- Theatrical release poster
- Directed by: Sue Clayton
- Starring: Luke Griffin; Jonathan Rhys Meyers; Sean McGinley; Fanny Risberg;
- Cinematography: Eduardo Serra
- Edited by: J. Patrick Duffner
- Music by: Davy Spillane
- Distributed by: Buena Vista International (Ireland); Film Four Distributors (United Kingdom);
- Release date: 12 August 1996;
- Running time: 105 minutes
- Countries: Ireland United Kingdom
- Language: English
- Budget: $4 million

= The Disappearance of Finbar =

The Disappearance of Finbar is a 1996 Irish mystery drama film directed by Sue Clayton and starring Jonathan Rhys Meyers in an early role. The film also features an appearance of Colin Farrell, in an uncredited role.

==Plot==
Finbar and Danny are close childhood friends who live in a depressing neighbourhood in an Irish town. Finbar gets the chance to play soccer on a team going to Sweden but can't handle it and comes back. His family, friends and even he himself realise that he will get nowhere in life. His relationship to Danny gets worse. In an act of desperation one night he falls from a motorway bridge but a body is never found.
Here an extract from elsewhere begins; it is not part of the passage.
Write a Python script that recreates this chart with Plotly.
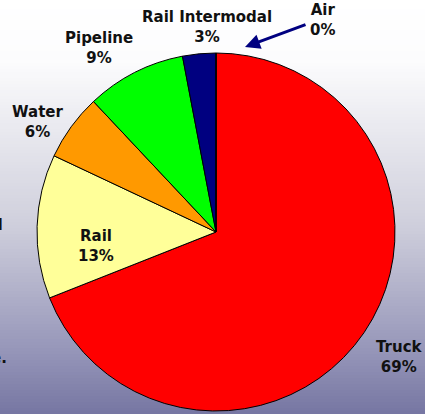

Several years later, after wondering what happened to Finbar, Danny receives a mysterious phone call from Sweden. Danny disappears from his neighbourhood in the hope of solving the mystery, and traces the call to Stockholm. Not finding Finbar, Danny follows leads to the far north, to Lappland, looking for Finbar. Up there, he eventually finds Finbar and discovers a new life for himself. The friendship with Finbar has changed, their lives eventually separate. Finbar disappears again, and Danny realises that he has disappeared himself.

==Awards==

The film won Best First Feature Award at the Madrid Film Festival 1997. The film also won the Audience Prize at Midnight Sun Film Festival, Finland, 1997, and Best New Feature at the Galway Film Festival 1997. Jonathan Rhys Meyers received a nomination for British Newcomer of the Year at the London Film Critics Circle Awards 1998.